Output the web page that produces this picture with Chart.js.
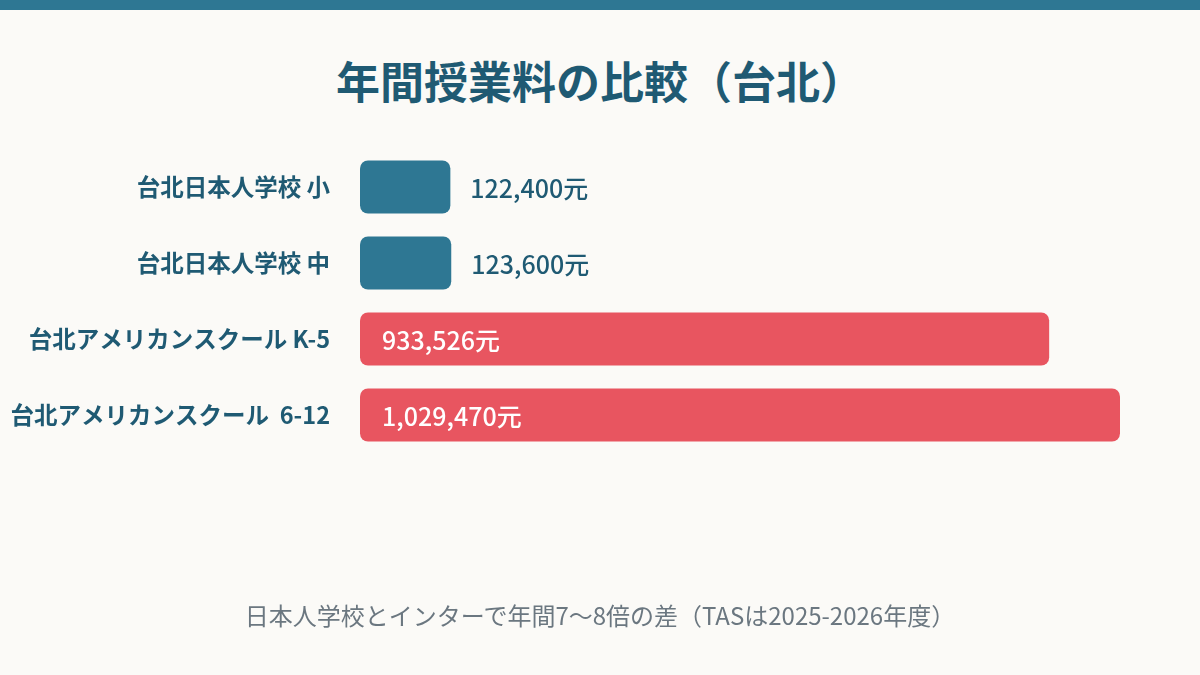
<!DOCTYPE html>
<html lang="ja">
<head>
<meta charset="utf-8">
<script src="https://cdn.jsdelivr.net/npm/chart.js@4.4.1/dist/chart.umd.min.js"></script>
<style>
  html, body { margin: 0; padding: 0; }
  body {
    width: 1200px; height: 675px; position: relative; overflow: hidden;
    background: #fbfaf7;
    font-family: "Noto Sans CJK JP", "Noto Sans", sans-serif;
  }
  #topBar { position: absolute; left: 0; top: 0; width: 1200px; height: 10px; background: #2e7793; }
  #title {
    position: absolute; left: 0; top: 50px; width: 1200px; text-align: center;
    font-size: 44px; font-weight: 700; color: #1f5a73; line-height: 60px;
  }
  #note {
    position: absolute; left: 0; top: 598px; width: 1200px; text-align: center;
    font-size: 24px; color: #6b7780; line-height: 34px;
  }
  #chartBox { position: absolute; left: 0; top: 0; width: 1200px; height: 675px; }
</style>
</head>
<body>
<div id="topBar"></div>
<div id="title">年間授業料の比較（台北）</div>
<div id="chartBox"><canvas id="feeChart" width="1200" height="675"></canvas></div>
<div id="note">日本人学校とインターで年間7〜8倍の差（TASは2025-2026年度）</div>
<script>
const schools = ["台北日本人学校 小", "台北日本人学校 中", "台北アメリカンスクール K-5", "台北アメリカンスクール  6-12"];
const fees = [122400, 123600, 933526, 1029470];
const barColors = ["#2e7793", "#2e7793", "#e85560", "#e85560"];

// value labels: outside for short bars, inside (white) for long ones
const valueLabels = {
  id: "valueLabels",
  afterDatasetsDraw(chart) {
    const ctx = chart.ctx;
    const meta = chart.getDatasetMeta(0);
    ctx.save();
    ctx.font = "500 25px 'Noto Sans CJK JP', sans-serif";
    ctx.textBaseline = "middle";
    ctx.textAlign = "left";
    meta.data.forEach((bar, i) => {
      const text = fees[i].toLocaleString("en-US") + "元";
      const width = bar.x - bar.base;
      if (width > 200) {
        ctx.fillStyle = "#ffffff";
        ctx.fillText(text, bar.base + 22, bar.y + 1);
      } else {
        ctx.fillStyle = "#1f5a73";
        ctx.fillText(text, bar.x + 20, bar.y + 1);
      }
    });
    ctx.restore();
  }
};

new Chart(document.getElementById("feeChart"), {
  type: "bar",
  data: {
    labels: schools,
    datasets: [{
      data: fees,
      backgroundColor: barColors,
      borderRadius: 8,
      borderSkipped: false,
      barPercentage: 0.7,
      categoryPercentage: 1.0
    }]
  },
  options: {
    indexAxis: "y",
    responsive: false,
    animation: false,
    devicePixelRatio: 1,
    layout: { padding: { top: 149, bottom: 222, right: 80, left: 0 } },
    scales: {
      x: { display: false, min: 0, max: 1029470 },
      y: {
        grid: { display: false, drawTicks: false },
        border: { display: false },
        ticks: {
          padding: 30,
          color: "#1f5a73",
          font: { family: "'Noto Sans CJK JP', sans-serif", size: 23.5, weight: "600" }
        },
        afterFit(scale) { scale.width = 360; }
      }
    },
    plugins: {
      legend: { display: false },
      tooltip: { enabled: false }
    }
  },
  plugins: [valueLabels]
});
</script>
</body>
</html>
==============================
# EXERCISE REQUIREMENTS:
Restate the full listing verbatim and drop every picture.

# THE OUTPUT:
Output the web page that produces this picture with Chart.js.
<!DOCTYPE html>
<html lang="ja">
<head>
<meta charset="utf-8">
<script src="https://cdn.jsdelivr.net/npm/chart.js@4.4.1/dist/chart.umd.min.js"></script>
<style>
  html, body { margin: 0; padding: 0; }
  body {
    width: 1200px; height: 675px; position: relative; overflow: hidden;
    background: #fbfaf7;
    font-family: "Noto Sans CJK JP", "Noto Sans", sans-serif;
  }
  #topBar { position: absolute; left: 0; top: 0; width: 1200px; height: 10px; background: #2e7793; }
  #title {
    position: absolute; left: 0; top: 50px; width: 1200px; text-align: center;
    font-size: 44px; font-weight: 700; color: #1f5a73; line-height: 60px;
  }
  #note {
    position: absolute; left: 0; top: 598px; width: 1200px; text-align: center;
    font-size: 24px; color: #6b7780; line-height: 34px;
  }
  #chartBox { position: absolute; left: 0; top: 0; width: 1200px; height: 675px; }
</style>
</head>
<body>
<div id="topBar"></div>
<div id="title">年間授業料の比較（台北）</div>
<div id="chartBox"><canvas id="feeChart" width="1200" height="675"></canvas></div>
<div id="note">日本人学校とインターで年間7〜8倍の差（TASは2025-2026年度）</div>
<script>
const schools = ["台北日本人学校 小", "台北日本人学校 中", "台北アメリカンスクール K-5", "台北アメリカンスクール  6-12"];
const fees = [122400, 123600, 933526, 1029470];
const barColors = ["#2e7793", "#2e7793", "#e85560", "#e85560"];

// value labels: outside for short bars, inside (white) for long ones
const valueLabels = {
  id: "valueLabels",
  afterDatasetsDraw(chart) {
    const ctx = chart.ctx;
    const meta = chart.getDatasetMeta(0);
    ctx.save();
    ctx.font = "500 25px 'Noto Sans CJK JP', sans-serif";
    ctx.textBaseline = "middle";
    ctx.textAlign = "left";
    meta.data.forEach((bar, i) => {
      const text = fees[i].toLocaleString("en-US") + "元";
      const width = bar.x - bar.base;
      if (width > 200) {
        ctx.fillStyle = "#ffffff";
        ctx.fillText(text, bar.base + 22, bar.y + 1);
      } else {
        ctx.fillStyle = "#1f5a73";
        ctx.fillText(text, bar.x + 20, bar.y + 1);
      }
    });
    ctx.restore();
  }
};

new Chart(document.getElementById("feeChart"), {
  type: "bar",
  data: {
    labels: schools,
    datasets: [{
      data: fees,
      backgroundColor: barColors,
      borderRadius: 8,
      borderSkipped: false,
      barPercentage: 0.7,
      categoryPercentage: 1.0
    }]
  },
  options: {
    indexAxis: "y",
    responsive: false,
    animation: false,
    devicePixelRatio: 1,
    layout: { padding: { top: 149, bottom: 222, right: 80, left: 0 } },
    scales: {
      x: { display: false, min: 0, max: 1029470 },
      y: {
        grid: { display: false, drawTicks: false },
        border: { display: false },
        ticks: {
          padding: 30,
          color: "#1f5a73",
          font: { family: "'Noto Sans CJK JP', sans-serif", size: 23.5, weight: "600" }
        },
        afterFit(scale) { scale.width = 360; }
      }
    },
    plugins: {
      legend: { display: false },
      tooltip: { enabled: false }
    }
  },
  plugins: [valueLabels]
});
</script>
</body>
</html>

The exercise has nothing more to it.